Thursday 8 February 2018

a talk and a fall

This month's Arts Society, Colchester was about Fin-de-Siecle Vienna.  Based on what I knew from the BBC 4 programme with Dr James Fox (which was delightful and is sure to be repeated, frequently, so you can watch it too) I was expecting Gustav Klimt and middle class angst in about equal measure.  Today's lecturer took the same view of affairs as Dr Fox, and the lecture contained plenty of both, plus Egon Schiele.  I'd forgotten about him, despite having been to the Courtauld's 2015 exhibition.

Happily, today's lecture also contained a fair proportion of architecture, which Dr Fox didn't cover so much.  I was pleased to be introduced to the work of Otto Wagner, no relation of the composer, who worked in variations of the modernist and Art Nouveaux idioms.  The lecturer did not use either of those terms, but that is how Otto Wagner was characterised on a tourist website which I found afterwards.  However you would label him, I liked his plain, square buildings with their ebullient gold decorations and colourful tiles.  He designed some beautiful railway stations, although they failed to convert the elderly Kaiser to the pleasures of rail travel, and if I were planning to visit Vienna I probably would get the bus out of town to see the church with its soaring gold dome he designed for a mental institution.  Only I'm not.

My only disappointment was that the lecturer did not mention Stephan Zweig or Joseph Roth and so I could not award myself points for having read their collected correspondence (in translation) and my full and sincere intention to read the book about them, Summer before the dark, which came out two years ago and has been on my Amazon wish list since then after reading the reviews.

I was rather late meeting the friend who introduced me to the society, though she touchingly insisted that she'd been sure I was coming.  Firstly, I had forgotten that proceedings would start a quarter of an hour early to allow time for the AGM before the lecture.  My usual rule is never to go to AGMs unless I am on the committee, but there was no escaping this one, and it lasted longer than some.  But secondly, I was delayed playing an ineffectual good samaritan as an elderly chap who was making his way up the road just ahead of me fell over outside the church.  I initially assumed he'd tripped over a small bollard sticking up at the edge of the car park, and as he seemed keen to get back to his feet I tried to help him, but it soon became clear that he couldn't get up.
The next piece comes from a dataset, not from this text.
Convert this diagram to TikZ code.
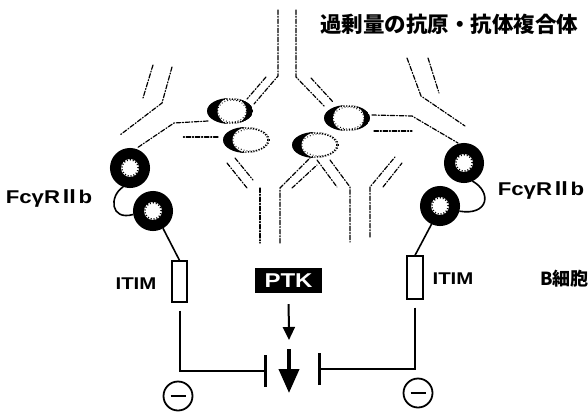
\documentclass[tikz,border=0pt]{standalone}
\usepackage{fontspec}
\usetikzlibrary{arrows.meta,shapes.geometric}
\newfontfamily\latsans{Liberation Sans}[FakeStretch=1.2]
\newfontfamily\cjk{Noto Sans CJK JP}

\tikzset{
  pics/antigen/.style 2 args={code={
    \begin{scope}
      \clip (0,0) ellipse (23pt and 13pt);
      \fill (0,0) ellipse (23pt and 13pt);
      \fill[white] (#1,0) ellipse (#2 and 13.5pt);
    \end{scope}
    \draw[line width=1.4pt, dash pattern=on 1.2pt off 1.5pt] (0,0) ellipse (22pt and 12pt);
    \draw[line width=1pt, dash pattern=on 0.8pt off 2.2pt] (#1,0) ellipse (#2 and 11pt);
  }}
}

\begin{document}
\begin{tikzpicture}[x=1pt,y=-1pt,
  ab/.style={line width=1.2pt, dash pattern=on 4.5pt off 1.8pt on 1pt off 1.8pt, line cap=round},
  wire/.style={line width=1.6pt},
  receptor/.style={circle, draw, line width=11pt, minimum size=29pt, inner sep=0pt},
  itim/.style={draw, line width=1.3pt, minimum width=15pt, minimum height=41pt, inner sep=0pt},
  lbl/.style={font=\latsans\bfseries\fontsize{17}{19}\selectfont, inner sep=0pt},
  jp/.style={font=\cjk\bfseries\fontsize{#1}{#1}\selectfont, inner sep=0pt},
  inhib/.style={line width=2pt, -{Bar[width=32pt,line width=2.6pt]}},
  minus/.style={circle, draw, line width=1.8pt, minimum size=29pt, inner sep=0pt},
]
\useasboundingbox (0,0) rectangle (588,412);

% antibody chains (dash-dot outlines)
% complex at the top
\draw[ab] (278,10) -- (278,76) -- (254,104);
\draw[ab] (296,10) -- (296,77) -- (325,107);
\draw[ab] (266,77) -- (247,99);
\draw[ab] (311,78) -- (333,102);
% antibody bound to the left receptor
\draw[ab] (208,121) -- (174,123) -- (137,148);
\draw[ab] (218,137) -- (183,137);
\draw[ab] (172,67) -- (162,103) -- (120,135);
\draw[ab] (153,65) -- (143,98);
% antibody bound to the right receptor
\draw[ab] (372,115) -- (412,116) -- (458,143);
\draw[ab] (374,131) -- (412,131);
\draw[ab] (407,58) -- (421,96) -- (465,126);
\draw[ab] (428,58) -- (439,93);
% B cell receptors below
\draw[ab] (227,163) -- (247,188);
\draw[ab] (235,158) -- (253,180);
\draw[ab] (260,188) -- (260,243);
\draw[ab] (280,243) -- (280,188) -- (310,158);
\draw[ab] (292,188) -- (317,165);
\draw[ab] (317,160) -- (337,187);
\draw[ab] (330,160) -- (350,187) -- (350,242);
\draw[ab] (370,237) -- (370,187) -- (395,157);
\draw[ab] (383,187) -- (402,163);

% antigens
\coordinate (ag1) at (230,111);
\coordinate (ag2) at (246,140);
\coordinate (ag3) at (347,118);
\coordinate (ag4) at (315,145);
\pic at (ag1) {antigen={2pt}{14.5pt}};
\pic at (ag2) {antigen={5pt}{18.5pt}};
\pic at (ag3) {antigen={1.5pt}{15.5pt}};
\pic at (ag4) {antigen={5pt}{18.5pt}};

% Fc gamma RIIb receptors
\node[receptor] (r1) at (130,168) {};
\node[receptor] (r2) at (153,211) {};
\node[receptor] (r3) at (464,163) {};
\node[receptor] (r4) at (440,206) {};
\foreach \r in {r1,r2,r3,r4}
  \draw[line width=1.6pt, dash pattern=on 1pt off 2pt] (\r.center) circle (8.2pt);

% ITIM boxes
\node[itim] (itimL) at (179.5,281.5) {};
\node[itim, minimum width=16pt, minimum height=43pt] (itimR) at (415,277.5) {};

% linkers
\draw[wire] (r1.250) .. controls (109,196) and (110,221) .. (r2.190);
\draw[wire] (r3.295) .. controls (492,192) and (489,216) .. (r4.345);
\draw[wire] (r2.300) -- (itimL.north);
\draw[wire] (r4.245) -- (itimR.north);

% kinase and signal
\node[fill=black, text=white, minimum width=67pt, minimum height=25pt, inner sep=0pt,
      font=\latsans\bfseries\fontsize{20}{22}\selectfont] (ptk) at (288.5,280.5) {PTK};
\coordinate (a1) at (289,340);
\coordinate (a2s) at (289,349);
\coordinate (a2e) at (289,393);
\draw[line width=2pt, -{Triangle[width=12pt,length=13pt]}, shorten <=11pt] (ptk.south) -- (a1);
\draw[line width=4pt, -{Triangle[width=20pt,length=24pt]}] (a2s) -- (a2e);

% inhibition
\coordinate (tL) at (267,371);
\coordinate (tR) at (318,369);
\draw[inhib] ([yshift=-8pt]itimL.south) |- (tL);
\draw[inhib] ([yshift=-8pt]itimR.south) |- (tR);

\node[minus] (mL) at (178,396) {\rule{15pt}{2.4pt}};
\node[minus] (mR) at (418,393) {\rule{15pt}{2.4pt}};

% labels
\node[jp=21.5] (title) at (449,24) {過剰量の抗原・抗体複合体};
\node[lbl, font=\latsans\bfseries\fontsize{18.5}{20}\selectfont] (fcL) at (49,198) {FcγR{\cjk Ⅱ}b};
\node[lbl, font=\latsans\bfseries\fontsize{18.5}{20}\selectfont] (fcR) at (541,190) {FcγR{\cjk Ⅱ}b};
\node[lbl] (itimLt) at (136,284) {ITIM};
\node[lbl] (itimRt) at (453,279) {ITIM};
\node[jp=18, anchor=west] (bcell) at (540,279) {B細胞};
\end{tikzpicture}
\end{document}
We were joined by a woman who said she didn't like the look of this and she was going to ring for a paramedic.  The chap said he didn't want a paramedic, and I had grave doubts as to how quickly they would come, given that the patient was conscious and quite voluble.  He said his legs had gone under him, and that he'd been fine most of the way walking from central Colchester.  A little group of people en route to the lecture stopped to see what was going on, and we talked at cross purposes as it transpired that the first rescuer behind me was not going to the meeting herself, and had assumed that the old chap was trying to go home rather than into the church twenty yards away.  Once she discovered that he was among people some of whom knew him she left him in their care, somebody fetched a chair, somebody else offered water, he said he'd rather have a coffee, and two men helped him in to the building.  I expect he ought to go and get himself checked by his GP fairly soon, but he really didn't seem to be having a stroke or a heart attack at that minute.  The chairman of the music society was among the crowd, and I explained that I'd been walking just behind him and he had been staggering a bit but I'd put that down to age.  The chairman snorted and said that he was not that old, and was supposed to be going on the Arts Society holiday with them.  I hope he makes it.